Formulation optimization of a silicon-based fire protective coating in terms of intumescent alkali silicate particles

Abstract

Alkali silicate particles suggested efficient expansion capacity due to water release, making them potential candidates as expandable agents in intumescent coatings. Different types of particles with different alkali cations (Na-, K- or Li-) and varied SiO₂/Na₂O molar ratios were incorporated into a silicone binder and their fire protection performance was investigated. Among the tested alkali cations, the Na-based system exhibited the best performance with a critical time of 64.3 minutes reaching a failure temperature of the steel of 550 °C, tested under UL 1709 fire scenario. This was attributed to its efficient expansion ratio, while a lower degree of intumescence led to the unsatisfactory performance of K- and Li-based systems. Additionally, the melting behaviour of K-based silicate particles and their pronounced catalytic effect on silicone decomposition were unfavourable for effective heat insulation of the composed coating.
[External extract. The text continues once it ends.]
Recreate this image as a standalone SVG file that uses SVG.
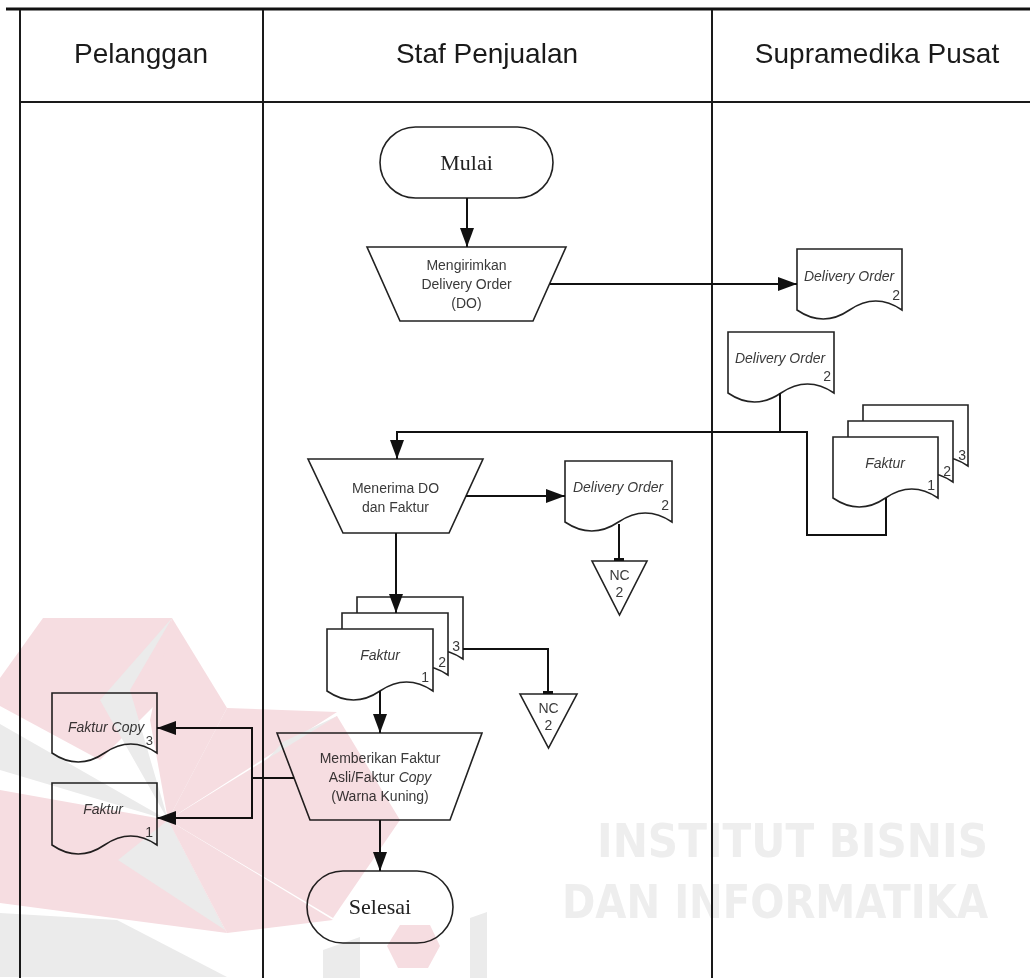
<svg xmlns="http://www.w3.org/2000/svg" width="1030" height="978" viewBox="0 0 1030 978">
<style>
.lane{stroke:#1a1a1a;stroke-width:2;fill:none}
.hdr{font-family:"Liberation Sans",Arial,sans-serif;font-size:28px;fill:#1a1a1a;text-anchor:middle}
.shape{fill:#fff;stroke:#222;stroke-width:1.6}
.conn{fill:none;stroke:#111;stroke-width:2}
.lbl{font-family:"Liberation Sans",Arial,sans-serif;font-size:14px;fill:#3a3a3a;text-anchor:middle}
.it{font-style:italic}
.num{font-family:"Liberation Sans",Arial,sans-serif;font-size:14px;fill:#3a3a3a;text-anchor:end}
.term{font-family:"Liberation Serif","Times New Roman",serif;font-size:22px;fill:#222;text-anchor:middle}
.pk{fill:#f6dde1}
.gy{fill:#ebebeb}
.wm{font-family:"DejaVu Sans",sans-serif;font-weight:bold;font-size:46px;fill:#eeeeee}
</style>
<defs>
<marker id="ah" markerUnits="userSpaceOnUse" markerWidth="19" markerHeight="14" refX="19" refY="7" orient="auto">
<path d="M0,0 L19,7 L0,14 z" fill="#111"/>
</marker>
</defs>
<rect width="1030" height="978" fill="#fff"/>

<g id="watermark-text">
<text class="wm" x="597" y="857" textLength="391" lengthAdjust="spacingAndGlyphs">INSTITUT BISNIS</text>
<text class="wm" x="562" y="918" textLength="426" lengthAdjust="spacingAndGlyphs">DAN INFORMATIKA</text>
</g>

<g id="swimlanes">
<line x1="6" y1="9" x2="1030" y2="9" stroke="#111" stroke-width="3"/>
<line class="lane" x1="20" y1="10" x2="20" y2="978"/>
<line class="lane" x1="263" y1="10" x2="263" y2="978"/>
<line class="lane" x1="712" y1="10" x2="712" y2="978"/>
<line class="lane" x1="20" y1="102" x2="1030" y2="102"/>
<text class="hdr" x="141" y="63">Pelanggan</text>
<text class="hdr" x="487" y="63">Staf Penjualan</text>
<text class="hdr" x="877" y="63">Supramedika Pusat</text>
</g>

<g id="mulai">
<rect class="shape" x="380" y="127" width="173" height="71" rx="35.5"/>
<text class="term" x="466.5" y="170">Mulai</text>
</g>

<g id="mengirimkan">
<polygon class="shape" points="367,247 566,247 533,321 400,321"/>
<text class="lbl" x="466.5" y="270">Mengirimkan</text>
<text class="lbl" x="466.5" y="289">Delivery Order</text>
<text class="lbl" x="466.5" y="308">(DO)</text>
</g>

<g id="do-pusat-1">
<path class="shape" d="M797,249 H902 V310 Q875.75,292 849.5,310 T797,310 Z"/>
<text class="lbl it" x="849" y="281">Delivery Order</text>
<text class="num" x="900" y="300">2</text>
</g>

<g id="do-pusat-2">
<path class="shape" d="M728,332 H834 V393 Q807.5,375 781,393 T728,393 Z"/>
<text class="lbl it" x="780" y="363">Delivery Order</text>
<text class="num" x="831" y="381">2</text>
</g>

<g id="faktur-pusat">
<path class="shape" d="M863,405 H968 V466 Q941.75,448 915.5,466 T863,466 Z"/>
<path class="shape" d="M848,421 H953 V482 Q926.75,464 900.5,482 T848,482 Z"/>
<path class="shape" d="M833,437 H938 V498 Q911.75,480 885.5,498 T833,498 Z"/>
<text class="lbl it" x="885" y="468">Faktur</text>
<text class="num" x="935" y="490">1</text>
<text class="num" x="951" y="476">2</text>
<text class="num" x="966" y="460">3</text>
</g>

<g id="menerima">
<polygon class="shape" points="308,459 483,459 449,533 343,533"/>
<text class="lbl" x="395.5" y="493">Menerima DO</text>
<text class="lbl" x="395.5" y="512">dan Faktur</text>
</g>

<g id="do-staf">
<path class="shape" d="M565,461 H672 V522 Q645.25,504 618.5,522 T565,522 Z"/>
<text class="lbl it" x="618" y="492">Delivery Order</text>
<text class="num" x="669" y="510">2</text>
</g>

<g id="nc-1">
<polygon class="shape" points="592,561 647,561 619.5,615"/>
<text class="lbl" x="619.5" y="580">NC</text>
<text class="lbl" x="619.5" y="597">2</text>
</g>

<g id="faktur-staf">
<path class="shape" d="M357,597 H463 V659 Q436.5,641 410,659 T357,659 Z"/>
<path class="shape" d="M342,613 H448 V675 Q421.5,657 395,675 T342,675 Z"/>
<path class="shape" d="M327,629 H433 V691 Q406.5,673 380,691 T327,691 Z"/>
<text class="lbl it" x="380" y="660">Faktur</text>
<text class="num" x="429" y="682">1</text>
<text class="num" x="446" y="667">2</text>
<text class="num" x="460" y="651">3</text>
</g>

<g id="nc-2">
<polygon class="shape" points="520,694 577,694 548.5,748"/>
<text class="lbl" x="548.5" y="713">NC</text>
<text class="lbl" x="548.5" y="730">2</text>
</g>

<g id="memberikan">
<polygon class="shape" points="277,733 482,733 450,820 310,820"/>
<text class="lbl" x="380" y="763">Memberikan Faktur</text>
<text class="lbl" x="380" y="782">Asli/Faktur <tspan class="it">Copy</tspan></text>
<text class="lbl" x="380" y="801">(Warna Kuning)</text>
</g>

<g id="faktur-copy">
<path class="shape" d="M52,693 H157 V753 Q130.75,735 104.5,753 T52,753 Z"/>
<text class="lbl it" x="68" y="732" style="text-anchor:start">Faktur Copy</text>
<text class="num" x="153" y="745" style="font-size:13px">3</text>
</g>

<g id="faktur-asli">
<path class="shape" d="M52,783 H157 V845 Q130.75,827 104.5,845 T52,845 Z"/>
<text class="lbl it" x="103" y="814">Faktur</text>
<text class="num" x="153" y="837">1</text>
</g>

<g id="selesai">
<rect class="shape" x="307" y="871" width="146" height="72" rx="36"/>
<text class="term" x="380" y="914">Selesai</text>
</g>

<g id="connectors">
<line class="conn" x1="467" y1="198" x2="467" y2="247" marker-end="url(#ah)"/>
<line class="conn" x1="550" y1="284" x2="797" y2="284" marker-end="url(#ah)"/>
<path class="conn" d="M780,393 V432 H397 V459" marker-end="url(#ah)"/>
<path class="conn" d="M780,432 H807 V535 H886 V498"/>
<line class="conn" x1="466" y1="496" x2="565" y2="496" marker-end="url(#ah)"/>
<line class="conn" x1="619" y1="524" x2="619" y2="559"/>
<rect x="614" y="558" width="10" height="3" fill="#111"/>
<line class="conn" x1="396" y1="533" x2="396" y2="613" marker-end="url(#ah)"/>
<path class="conn" d="M463,649 H548 V692"/>
<rect x="543" y="691" width="10" height="3" fill="#111"/>
<line class="conn" x1="380" y1="691" x2="380" y2="733" marker-end="url(#ah)"/>
<path class="conn" d="M294,778 H252"/>
<path class="conn" d="M252,728 H157" marker-end="url(#ah)"/>
<path class="conn" d="M252,818 H157" marker-end="url(#ah)"/>
<line class="conn" x1="252" y1="727" x2="252" y2="819"/>
<line class="conn" x1="380" y1="820" x2="380" y2="871" marker-end="url(#ah)"/>
</g>

<g id="watermark-logo" style="mix-blend-mode:multiply">
<polygon class="pk" points="43,618 172,618 160,700 100,760 0,706 0,678"/>
<polygon class="gy" points="172,618 100,700 168,820 130,690"/>
<polygon class="pk" points="172,618 227,708 168,820 150,720"/>
<polygon class="gy" points="0,724 168,820 0,770"/>
<polygon class="pk" points="227,708 337,712 168,820"/>
<polygon class="gy" points="283,742 337,716 333,915 230,800"/>
<polygon class="pk" points="337,716 400,820 333,918 168,820"/>
<polygon class="pk" points="0,790 168,820 227,933 0,903"/>
<polygon class="gy" points="168,820 118,860 225,930"/>
<polygon class="gy" points="0,913 117,920 227,977 0,977"/>
<polygon class="pk" points="168,820 333,920 227,933"/>
<polygon class="pk" points="400,925 430,925 440,946 428,968 398,968 387,946"/>
<polygon class="gy" points="323,950 360,937 360,978 323,978"/>
<polygon class="gy" points="470,918 487,912 487,978 470,978"/>
</g>
</svg>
An optimal SiO₂/Na₂O molar ratio was found to be 4.2 among a lower molar ratio of 3.5 and a higher molar ratio of 4.9. By optimizing the particle size of sodium silicate particles to 125–212 µm, the critical time was further prolonged to 78.6 minutes. These findings underscore the adverse effects of excessive expansion, which results in the formation of large pores that facilitate heat transfer. This conclusion stems from a detailed structural analysis of the selected expanded coatings utilizing X-ray microcomputed tomography (µ-CT).